A young choir singer who admitted to participating in Vancouver's Stanley Cup riot has offered an apology to the city during a court appearance.

Twenty-year-old Emmanuel Alviar of Surrey pleaded guilty in March to mischief and participating in a riot and asked for forgiveness during a sentencing hearing Thursday.

"I want to apologize to the people of Vancouver for my part in the riot. Instead of trying to keep the peace, I added to the chaos," he told the court.

He went on to say he's already paying the price for his actions in the court of public opinion.
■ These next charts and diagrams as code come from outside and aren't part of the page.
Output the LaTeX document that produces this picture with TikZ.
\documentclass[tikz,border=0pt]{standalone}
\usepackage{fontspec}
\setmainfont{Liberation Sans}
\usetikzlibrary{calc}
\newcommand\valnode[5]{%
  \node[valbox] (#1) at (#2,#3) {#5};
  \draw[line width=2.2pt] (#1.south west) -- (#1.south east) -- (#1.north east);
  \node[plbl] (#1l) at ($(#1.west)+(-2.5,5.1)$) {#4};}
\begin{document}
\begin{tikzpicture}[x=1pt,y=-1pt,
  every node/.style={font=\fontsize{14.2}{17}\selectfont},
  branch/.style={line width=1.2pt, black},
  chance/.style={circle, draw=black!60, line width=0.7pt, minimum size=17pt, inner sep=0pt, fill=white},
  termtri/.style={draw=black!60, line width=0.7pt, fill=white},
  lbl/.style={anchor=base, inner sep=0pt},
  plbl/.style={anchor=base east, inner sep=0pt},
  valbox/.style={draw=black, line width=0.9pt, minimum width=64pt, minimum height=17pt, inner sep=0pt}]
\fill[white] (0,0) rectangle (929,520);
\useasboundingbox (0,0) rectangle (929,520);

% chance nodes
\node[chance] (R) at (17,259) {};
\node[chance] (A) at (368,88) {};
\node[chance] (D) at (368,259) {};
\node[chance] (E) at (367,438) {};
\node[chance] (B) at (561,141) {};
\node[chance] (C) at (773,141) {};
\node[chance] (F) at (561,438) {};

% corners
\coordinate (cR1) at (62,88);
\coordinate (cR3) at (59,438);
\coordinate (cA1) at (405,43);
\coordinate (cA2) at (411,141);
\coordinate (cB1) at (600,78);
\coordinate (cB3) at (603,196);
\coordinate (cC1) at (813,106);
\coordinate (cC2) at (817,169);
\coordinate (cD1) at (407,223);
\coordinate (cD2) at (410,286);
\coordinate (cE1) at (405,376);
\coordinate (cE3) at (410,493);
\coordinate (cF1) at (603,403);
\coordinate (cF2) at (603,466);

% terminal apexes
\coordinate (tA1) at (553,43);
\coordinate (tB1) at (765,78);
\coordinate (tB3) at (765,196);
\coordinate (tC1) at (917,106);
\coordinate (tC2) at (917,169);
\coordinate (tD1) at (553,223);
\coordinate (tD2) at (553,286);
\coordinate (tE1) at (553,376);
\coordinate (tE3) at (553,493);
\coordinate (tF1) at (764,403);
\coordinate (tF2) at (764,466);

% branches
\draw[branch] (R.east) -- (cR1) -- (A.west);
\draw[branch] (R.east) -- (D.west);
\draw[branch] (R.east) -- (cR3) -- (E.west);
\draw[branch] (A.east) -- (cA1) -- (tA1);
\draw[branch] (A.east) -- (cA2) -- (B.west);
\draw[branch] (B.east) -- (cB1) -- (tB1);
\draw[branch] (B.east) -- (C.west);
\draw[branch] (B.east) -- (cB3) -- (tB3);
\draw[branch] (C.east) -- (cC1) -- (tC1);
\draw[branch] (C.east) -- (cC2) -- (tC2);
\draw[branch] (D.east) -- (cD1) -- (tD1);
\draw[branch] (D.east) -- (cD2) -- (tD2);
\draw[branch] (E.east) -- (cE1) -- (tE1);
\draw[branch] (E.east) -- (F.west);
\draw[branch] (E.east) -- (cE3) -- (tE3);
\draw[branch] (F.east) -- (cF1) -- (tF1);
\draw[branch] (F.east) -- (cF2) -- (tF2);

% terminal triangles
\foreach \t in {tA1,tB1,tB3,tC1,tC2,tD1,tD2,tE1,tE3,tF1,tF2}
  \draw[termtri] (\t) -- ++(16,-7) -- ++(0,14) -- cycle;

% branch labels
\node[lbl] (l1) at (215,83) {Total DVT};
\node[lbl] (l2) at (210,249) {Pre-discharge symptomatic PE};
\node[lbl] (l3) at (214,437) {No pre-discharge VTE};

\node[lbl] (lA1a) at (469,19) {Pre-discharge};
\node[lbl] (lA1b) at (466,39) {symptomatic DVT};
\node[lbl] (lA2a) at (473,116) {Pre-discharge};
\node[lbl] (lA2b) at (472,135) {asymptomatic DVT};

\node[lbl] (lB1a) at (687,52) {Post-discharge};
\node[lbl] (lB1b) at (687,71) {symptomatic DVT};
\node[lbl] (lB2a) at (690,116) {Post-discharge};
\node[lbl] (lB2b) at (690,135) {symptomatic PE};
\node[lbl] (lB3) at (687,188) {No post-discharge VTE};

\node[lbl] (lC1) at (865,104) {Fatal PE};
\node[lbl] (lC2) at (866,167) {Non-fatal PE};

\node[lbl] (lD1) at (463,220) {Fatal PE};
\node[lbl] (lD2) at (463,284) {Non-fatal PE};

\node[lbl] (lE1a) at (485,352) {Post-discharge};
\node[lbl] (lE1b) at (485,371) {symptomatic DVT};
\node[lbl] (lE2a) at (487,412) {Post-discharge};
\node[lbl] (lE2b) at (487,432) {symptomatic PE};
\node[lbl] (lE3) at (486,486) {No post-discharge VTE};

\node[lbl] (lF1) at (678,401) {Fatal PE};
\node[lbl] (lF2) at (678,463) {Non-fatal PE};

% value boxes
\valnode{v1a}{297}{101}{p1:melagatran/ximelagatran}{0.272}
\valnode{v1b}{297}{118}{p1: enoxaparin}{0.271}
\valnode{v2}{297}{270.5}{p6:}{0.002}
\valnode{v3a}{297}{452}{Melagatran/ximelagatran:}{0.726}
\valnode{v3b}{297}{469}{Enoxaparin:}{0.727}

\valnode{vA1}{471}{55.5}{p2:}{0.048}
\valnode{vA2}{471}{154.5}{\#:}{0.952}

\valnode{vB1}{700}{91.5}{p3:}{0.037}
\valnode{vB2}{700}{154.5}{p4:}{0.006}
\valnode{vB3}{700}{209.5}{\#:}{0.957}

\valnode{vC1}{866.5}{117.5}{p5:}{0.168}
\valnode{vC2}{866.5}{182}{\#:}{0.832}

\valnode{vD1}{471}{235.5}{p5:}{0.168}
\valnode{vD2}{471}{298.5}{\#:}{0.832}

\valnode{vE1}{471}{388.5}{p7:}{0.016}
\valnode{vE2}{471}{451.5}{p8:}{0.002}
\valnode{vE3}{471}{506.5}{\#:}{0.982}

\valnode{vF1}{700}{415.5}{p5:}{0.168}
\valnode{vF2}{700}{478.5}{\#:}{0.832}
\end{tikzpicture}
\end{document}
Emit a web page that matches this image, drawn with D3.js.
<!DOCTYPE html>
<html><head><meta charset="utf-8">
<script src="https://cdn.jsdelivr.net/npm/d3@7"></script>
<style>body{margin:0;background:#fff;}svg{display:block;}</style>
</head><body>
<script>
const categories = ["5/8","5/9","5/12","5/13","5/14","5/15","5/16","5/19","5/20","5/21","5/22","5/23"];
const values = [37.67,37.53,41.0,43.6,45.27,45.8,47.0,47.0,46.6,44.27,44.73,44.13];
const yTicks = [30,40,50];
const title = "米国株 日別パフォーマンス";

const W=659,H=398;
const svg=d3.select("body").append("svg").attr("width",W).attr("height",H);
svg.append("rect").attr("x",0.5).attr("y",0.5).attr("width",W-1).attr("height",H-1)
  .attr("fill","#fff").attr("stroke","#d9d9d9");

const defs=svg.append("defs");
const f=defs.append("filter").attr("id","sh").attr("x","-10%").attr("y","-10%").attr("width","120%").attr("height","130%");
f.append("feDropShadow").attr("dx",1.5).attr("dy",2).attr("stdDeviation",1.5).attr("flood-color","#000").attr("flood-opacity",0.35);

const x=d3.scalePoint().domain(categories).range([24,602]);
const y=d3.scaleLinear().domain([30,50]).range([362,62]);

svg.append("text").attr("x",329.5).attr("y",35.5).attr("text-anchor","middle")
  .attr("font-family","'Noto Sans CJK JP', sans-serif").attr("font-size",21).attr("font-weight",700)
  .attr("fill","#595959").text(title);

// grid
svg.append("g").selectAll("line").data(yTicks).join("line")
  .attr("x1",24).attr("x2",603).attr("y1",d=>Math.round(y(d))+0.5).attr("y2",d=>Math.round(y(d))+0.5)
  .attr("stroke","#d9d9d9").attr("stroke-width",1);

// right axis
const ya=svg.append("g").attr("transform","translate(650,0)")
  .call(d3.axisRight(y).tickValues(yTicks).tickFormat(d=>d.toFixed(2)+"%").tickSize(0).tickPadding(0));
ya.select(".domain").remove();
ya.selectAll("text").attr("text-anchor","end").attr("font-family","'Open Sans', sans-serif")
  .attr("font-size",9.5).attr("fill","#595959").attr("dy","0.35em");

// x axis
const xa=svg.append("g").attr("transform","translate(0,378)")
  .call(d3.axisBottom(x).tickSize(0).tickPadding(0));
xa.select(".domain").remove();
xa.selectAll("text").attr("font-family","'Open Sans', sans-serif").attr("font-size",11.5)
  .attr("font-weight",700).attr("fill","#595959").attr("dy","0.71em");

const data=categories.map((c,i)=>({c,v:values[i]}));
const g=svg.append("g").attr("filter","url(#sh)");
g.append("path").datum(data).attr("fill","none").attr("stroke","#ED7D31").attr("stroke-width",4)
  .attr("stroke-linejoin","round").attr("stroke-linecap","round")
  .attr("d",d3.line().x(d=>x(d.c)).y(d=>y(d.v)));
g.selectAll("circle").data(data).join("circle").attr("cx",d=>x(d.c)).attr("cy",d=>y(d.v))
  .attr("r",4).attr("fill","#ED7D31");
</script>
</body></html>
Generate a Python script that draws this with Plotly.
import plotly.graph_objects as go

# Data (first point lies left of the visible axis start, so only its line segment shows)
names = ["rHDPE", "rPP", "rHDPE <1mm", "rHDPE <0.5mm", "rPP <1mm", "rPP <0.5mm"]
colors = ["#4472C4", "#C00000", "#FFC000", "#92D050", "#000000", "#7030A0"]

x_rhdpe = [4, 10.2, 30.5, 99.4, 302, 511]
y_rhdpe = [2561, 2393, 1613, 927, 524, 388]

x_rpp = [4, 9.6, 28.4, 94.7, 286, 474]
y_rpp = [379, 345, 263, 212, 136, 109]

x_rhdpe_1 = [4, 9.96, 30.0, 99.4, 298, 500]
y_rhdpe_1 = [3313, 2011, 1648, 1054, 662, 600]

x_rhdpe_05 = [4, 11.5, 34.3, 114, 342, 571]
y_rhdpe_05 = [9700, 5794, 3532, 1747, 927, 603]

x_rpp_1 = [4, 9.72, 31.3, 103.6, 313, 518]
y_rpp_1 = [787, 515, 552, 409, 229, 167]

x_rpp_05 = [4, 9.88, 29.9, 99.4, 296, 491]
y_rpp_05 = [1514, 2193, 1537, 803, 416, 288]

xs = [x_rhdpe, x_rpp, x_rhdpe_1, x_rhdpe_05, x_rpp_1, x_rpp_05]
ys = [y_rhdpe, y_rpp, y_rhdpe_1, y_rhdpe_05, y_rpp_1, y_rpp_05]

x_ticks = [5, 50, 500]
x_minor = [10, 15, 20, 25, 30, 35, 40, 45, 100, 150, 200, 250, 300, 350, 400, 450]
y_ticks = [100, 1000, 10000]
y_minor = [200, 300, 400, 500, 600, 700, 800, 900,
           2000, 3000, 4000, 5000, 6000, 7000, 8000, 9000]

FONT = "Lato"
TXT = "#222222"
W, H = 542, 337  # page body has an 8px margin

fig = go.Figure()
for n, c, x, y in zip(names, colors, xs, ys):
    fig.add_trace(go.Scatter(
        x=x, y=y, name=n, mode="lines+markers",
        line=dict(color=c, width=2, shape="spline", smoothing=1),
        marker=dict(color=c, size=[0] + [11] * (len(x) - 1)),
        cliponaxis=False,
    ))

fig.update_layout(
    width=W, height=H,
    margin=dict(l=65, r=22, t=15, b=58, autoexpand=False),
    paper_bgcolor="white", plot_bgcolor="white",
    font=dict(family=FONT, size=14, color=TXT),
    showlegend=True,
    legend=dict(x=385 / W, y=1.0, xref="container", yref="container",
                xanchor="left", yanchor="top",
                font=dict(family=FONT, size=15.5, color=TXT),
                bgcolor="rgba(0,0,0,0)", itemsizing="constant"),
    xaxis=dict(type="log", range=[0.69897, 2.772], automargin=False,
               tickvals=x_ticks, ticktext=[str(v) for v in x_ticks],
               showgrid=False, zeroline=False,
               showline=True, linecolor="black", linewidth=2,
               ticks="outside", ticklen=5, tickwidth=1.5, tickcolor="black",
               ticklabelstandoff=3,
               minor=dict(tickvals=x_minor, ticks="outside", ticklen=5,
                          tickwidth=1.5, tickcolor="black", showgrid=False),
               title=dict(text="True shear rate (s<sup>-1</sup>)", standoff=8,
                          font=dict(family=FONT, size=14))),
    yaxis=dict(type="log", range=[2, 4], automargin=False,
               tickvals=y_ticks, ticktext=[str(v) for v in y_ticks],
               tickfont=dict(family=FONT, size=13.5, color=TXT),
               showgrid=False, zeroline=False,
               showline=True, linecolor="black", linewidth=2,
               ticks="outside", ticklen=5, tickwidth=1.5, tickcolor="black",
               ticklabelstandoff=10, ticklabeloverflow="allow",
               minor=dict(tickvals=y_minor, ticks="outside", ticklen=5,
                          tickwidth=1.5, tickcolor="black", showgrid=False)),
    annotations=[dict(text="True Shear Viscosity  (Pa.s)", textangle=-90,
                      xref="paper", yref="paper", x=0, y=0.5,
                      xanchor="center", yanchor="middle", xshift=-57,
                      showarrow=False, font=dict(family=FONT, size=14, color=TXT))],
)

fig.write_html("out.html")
Alviar has no previous criminal record, but video evidence released by the court this week shows him in a black hoodie, pushing a car and throwing a barricade into a store window during the chaos of June 15, 2011. A month later, he found his picture on a website dedicated to identifying rioters.

Defence lawyer Gary Botting says his client turned himself in to police soon after.

"He gave himself up almost right away, long before a warrant was issued. They probably couldn't have identified him, wouldn't have been interested in somebody who was doing the minor things that he was doing," Botting told reporters outside Vancouver provincial court.

The lawyer asked for a one-year conditional sentence to be served in the community, arguing that jail is too severe a punishment for Alviar.

"For a person who's a first offender, with the very minor role that he had in this, that's no place to send a person 20 years old," Botting said.

But prosecutors are arguing for a four-month prison term.

"The Crown and the court take into account the fact that an individual's actions aren't necessarily isolated from that of the group as a whole," Crown spokesman Neil MacKenzie said.

Alviar is set to receive his sentence next month.